4. Have you explored any community or municipal funding for you project? This could either help the homeowners defray hardware costs or increase spending on better technology. Some HOA's and communities have collected money to purchase systems however there are many communities that can't come together like this or it just takes too long. My requirements are designed more for an individual home owner that wants to have video and help their community and the police when necessary. The City itself is investing in a video project for entrance/exit points from the City limits but at over 90 square miles, getting video down to the community level is an enormous task, especially considering we have limited access to fiber.

5. Have you considered the effort involved in managing all the video from all the cameras if an incident should occur - without the ability to do this from one interface? (i.e. a VMS) Yes this is a factor and has been problematic. However I think cost and ease of installation outweigh this at the moment. Looking more for something a home owner can easily download or at the very least provide the SD card so video can be pulled and returned to them or have the City replace the SD card completely should the crime be serious enough.

Rick, thanks for asking, good first comment / discussion!

One discussion you might find helpful is this: Recommendations For a Neighborhood Camera System?

What you want definitely makes sense. There are some challenges getting there - primarily getting a low cost outdoor camera that is simple to setup recording. Most of the consumer cameras (like Dropcam / Nest Cam) are indoor only and also require monthly payments for recording.

On the positive side, there are 50+ outdoor, PoE IP cameras with on-board storage under $300 but they do require setting up the VMS / recording by oneself. That might be a list to start from.

In terms of FoV / coverage, I picked one of those cameras from the list as an example:

However, unless you use something like a Dropcam that has built-in cloud access, it could take some effort / frustration from the home user to setup.

Not a perfect solution any way you go, but there are some reasonable options.

Our attorneys have represented a number of cities across the US where (Public-Private Partnerships) 3P's where established for this very thing. Here is the biggest legal issue you face. My camera system on my house or business was used to falsely identify a vehicle, and subsequent arrest. I'm now "shoe-horned" into the false arrest lawsuit. My camera protection my property isn't subject to this type of challenge. We have the legal work needed to create a 3P, the MLU's between the HOA's, 3P's, and local authorities, but you'll never get the price down to $300.

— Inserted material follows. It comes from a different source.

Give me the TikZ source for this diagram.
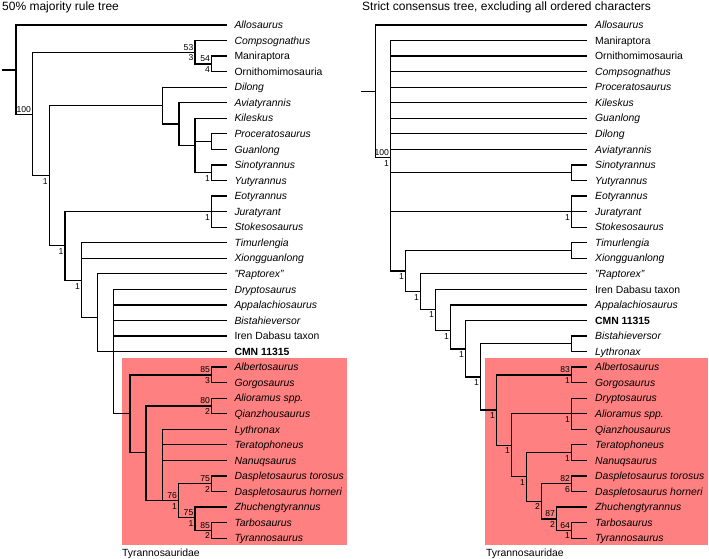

John, Thanks for the links. Your conclusion is basically what I had come to believe, I was just hoping there was a work around the experts were aware of. Esentially I think there are plenty of cameras that could work in the application, I just really need one that has an integrated and simple backend like all the latest interior cameras like Dropcam, Smartcam, etc.

So if there are any manufacturers out there that want to collaborate on a solution.... I'm pretty sure they would get plenty of attention in the market.

Andrew, I am aware of the public-private partnerships and I like the concept but in government work getting projects off the ground like that takes a considerable amount of time. Plus we have to fight all the "big brother" arguements from the ACLU etc. I need a solution that the average joe can buy and install and works. A solution that benedits the community they live in and if that video evidence is captured and needed by the police then they have the ability to provide that to us on their own terms. It keeps it clean and simple and empowers our citizens to work together to protect thier come and their community, which have have seen first hand.

Rick, Sooner rather than later this will become a solved problem. None of this is rocket science to put together, it just takes someone to do it.

One upcoming product that has potential to solve this is Panasonic's Nubo which combines pretty much everything you are looking fo, though it is not scheduled for US release to early 2016.